Anyone expecting the XTC sound to be reproduced on this album will be sadly disappointed however, as the two bands could hardly be further apart. While XTC were all about songs and melodies, Shriekback have much more of a texture and lyrics based sound. Cormorant sees Andrews (keyboards and vocals) joined by Martyn Barker on drums and percussion, Mark Raudva on bass, and a plethora of guests including Andrews’ son Finn, who takes a break from The Veils to add some vocals.
Named after a type of coastal seabird, described by the RSPB as “sinister and greedy”, it would be fair to say that this album has a touch of the sinister about it too. The band’s first release since the mini-album Having A Moment in 2003, it includes lyrics about death and the perils of reaching the mid-life crisis.
As you might expect then, it is not the cheeriest of records – in fact, you might want to get the smelling salts out before you put it on because you won’t be tapping your feet or humming along too much. Shriekback have never been about catchy melodies but even the merest hint of one would have been nice. The result quite frankly is dull, dull, dull.
The album starts with the atmospheric Ronny, a song with dream-like vocals about a criminal living in exile, who has “paid for his crimes” by being paralysed. This meandering effort is pretty much par for the course, all summed up nicely by a line in second song, Sea Theory – “I got a sea theory, gonna bore my friends”.
The best thing about this album is without doubt the lyrics. Every track tells a story, with the words used clearly very carefully thought out, but after a while you just need the quality of music to come through too. The extreme use of reverb on Andrews’ vocals becomes increasingly annoying too. On Sea Theory it sounds like he is singing from down a well!
Too many of the songs on this album go down the same ambient path. There are a few welcome variations though. Huytfi Dbl Plus, one of two instrumentals on the release, is a more interesting affair with urgency added with some dancy beats. Very much an Aphex Twin-esq number and the best thing on the album by a mile. Troublemeat also has a bit more gusto behind it, thanks in the main to Partridge’s guitar work, while Il Mystera Del Tempo, featuring Andrews singing in Italian over an incessant droning electronic beat and some beautiful piano, is a highlight.

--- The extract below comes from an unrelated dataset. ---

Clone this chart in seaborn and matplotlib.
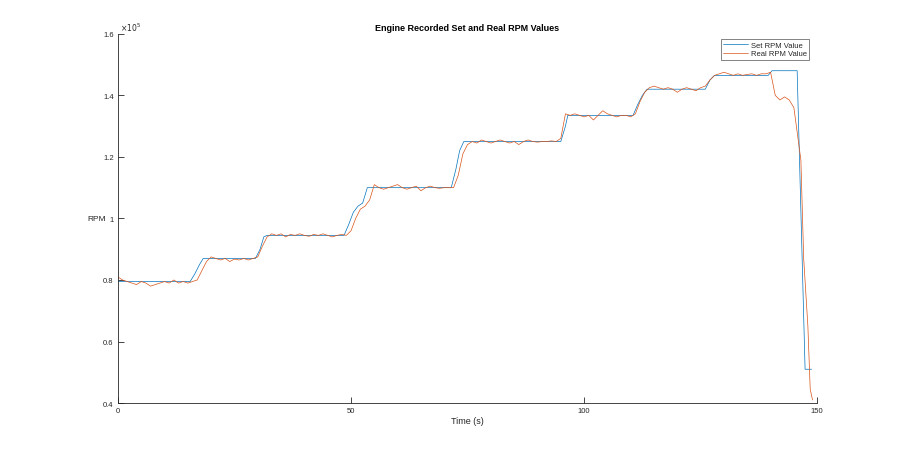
import numpy as np
import pandas as pd
import matplotlib
matplotlib.use("Agg")
import matplotlib.pyplot as plt
import matplotlib.ticker as ticker
import seaborn as sns

# set point (x 1e5 RPM), breakpoints in seconds
set_t = [0, 15.5, 16.5, 17.5, 18.3, 29.5, 30.5, 31.3, 32, 48.5, 49.5, 50.5, 51.5, 52.5, 53.5,
         71.5, 72.5, 73.3, 74.2, 95, 96, 96.5, 110.5, 111.5, 112.5, 113.5, 126, 127, 128,
         139.5, 140.3, 145.7, 147.4, 148.8]
set_v = [0.795, 0.795, 0.82, 0.85, 0.87, 0.87, 0.90, 0.94, 0.945, 0.945, 0.98, 1.02, 1.04, 1.05, 1.10,
         1.10, 1.16, 1.22, 1.25, 1.25, 1.30, 1.335, 1.335, 1.37, 1.40, 1.42, 1.42, 1.45, 1.465,
         1.465, 1.48, 1.48, 0.51, 0.51]

# measured RPM (x 1e5)
real_t = list(range(0, 146)) + [146.5, 147.1, 148, 148.5, 149]
real_v = [0.81, 0.80, 0.795, 0.79, 0.785, 0.795, 0.79, 0.78, 0.785, 0.79,
          0.795, 0.79, 0.80, 0.79, 0.795, 0.79, 0.795, 0.80, 0.83, 0.86,
          0.875, 0.87, 0.865, 0.87, 0.86, 0.868, 0.865, 0.87, 0.865, 0.87,
          0.875, 0.91, 0.94, 0.95, 0.945, 0.95, 0.94, 0.948, 0.945, 0.95,
          0.945, 0.942, 0.948, 0.945, 0.95, 0.945, 0.94, 0.945, 0.948, 0.945,
          0.96, 1.00, 1.03, 1.04, 1.06, 1.11, 1.10, 1.095, 1.10, 1.105,
          1.11, 1.10, 1.095, 1.10, 1.105, 1.09, 1.10, 1.105, 1.10, 1.098,
          1.10, 1.10, 1.10, 1.14, 1.21, 1.24, 1.25, 1.245, 1.255, 1.25,
          1.245, 1.25, 1.255, 1.25, 1.245, 1.25, 1.24, 1.25, 1.255, 1.25,
          1.248, 1.25, 1.25, 1.252, 1.25, 1.26, 1.34, 1.335, 1.34, 1.335,
          1.33, 1.335, 1.32, 1.335, 1.35, 1.34, 1.335, 1.33, 1.335, 1.335,
          1.33, 1.34, 1.38, 1.41, 1.425, 1.43, 1.425, 1.42, 1.425, 1.42,
          1.41, 1.42, 1.425, 1.42, 1.415, 1.425, 1.43, 1.45, 1.465, 1.47,
          1.475, 1.47, 1.465, 1.47, 1.465, 1.468, 1.47, 1.465, 1.47, 1.47,
          1.475, 1.40, 1.385, 1.395, 1.385, 1.36,
          1.19, 0.87, 0.65, 0.445, 0.41]

df_set = pd.DataFrame({"t": set_t, "rpm": np.array(set_v) * 1e5, "series": "Set RPM Value"})
df_real = pd.DataFrame({"t": real_t, "rpm": np.array(real_v) * 1e5, "series": "Real RPM Value"})
df = pd.concat([df_set, df_real], ignore_index=True)

sns.set_style("white")
plt.rcParams["font.family"] = ["Liberation Sans", "DejaVu Sans"]

fig = plt.figure(figsize=(9, 4.52), dpi=100)
ax = fig.add_axes([0.131, 0.106, 0.777, 0.817])

sns.lineplot(data=df, x="t", y="rpm", hue="series", palette=["#0072BD", "#D95319"],
             sort=False, estimator=None, linewidth=0.5, ax=ax)

ax.set_xlim(0, 150)
ax.set_ylim(0.4e5, 1.6e5)
ax.set_xticks([0, 50, 100, 150])
ax.set_yticks([0.4e5, 0.6e5, 0.8e5, 1.0e5, 1.2e5, 1.4e5, 1.6e5])
ax.yaxis.set_major_formatter(ticker.FuncFormatter(lambda v, p: "%g" % round(v / 1e5, 2)))
ax.text(0.003, 1.003, r"$\times10^5$", transform=ax.transAxes, fontsize=5.5,
        color="#262626", ha="left", va="bottom")

ax.tick_params(direction="in", length=4, width=0.6, labelsize=5.5, colors="#262626",
               left=True, bottom=True, pad=3)
for s in ["top", "right"]:
    ax.spines[s].set_visible(False)
for s in ["left", "bottom"]:
    ax.spines[s].set_color("#262626")
    ax.spines[s].set_linewidth(0.6)

ax.set_xlabel("Time (s)", fontsize=6.5, color="#262626", labelpad=1)
ax.set_ylabel("RPM", fontsize=6, color="#262626", rotation=0, ha="center", va="center")
ax.yaxis.set_label_coords(-0.03, 0.5)
ax.set_title("Engine Recorded Set and Real RPM Values", fontsize=6.5, fontweight="bold",
             color="black", pad=2.5)

leg = ax.legend(loc="upper right", bbox_to_anchor=(0.994, 0.995), fontsize=5.5,
                frameon=True, fancybox=False, handlelength=3.2, borderpad=0.3,
                labelspacing=0.1, handletextpad=0.4)
leg.get_frame().set_edgecolor("#262626")
leg.get_frame().set_linewidth(0.5)

fig.savefig("out.png", dpi=100)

Highlights are very hard to come by however. Load The Boat, with a chorus sounding like an African tribal song, had me reaching for the skip button until I realised that I had a duty to listen to it to write this review! Meanwhile, although the screeching kids at the start of Voiled Karletus work me from my slumber, the song itself could only be described as cringe worthy.
By now you may be building a picture that I won’t be considering this album when it is time to think of Best Of 2005 lists. It is true that this is an album that certainly won’t be everyone’s cup of tea, but if you are someone who appreciates well-crafted lyrics over the usual musical niceties then it may well have something to offer.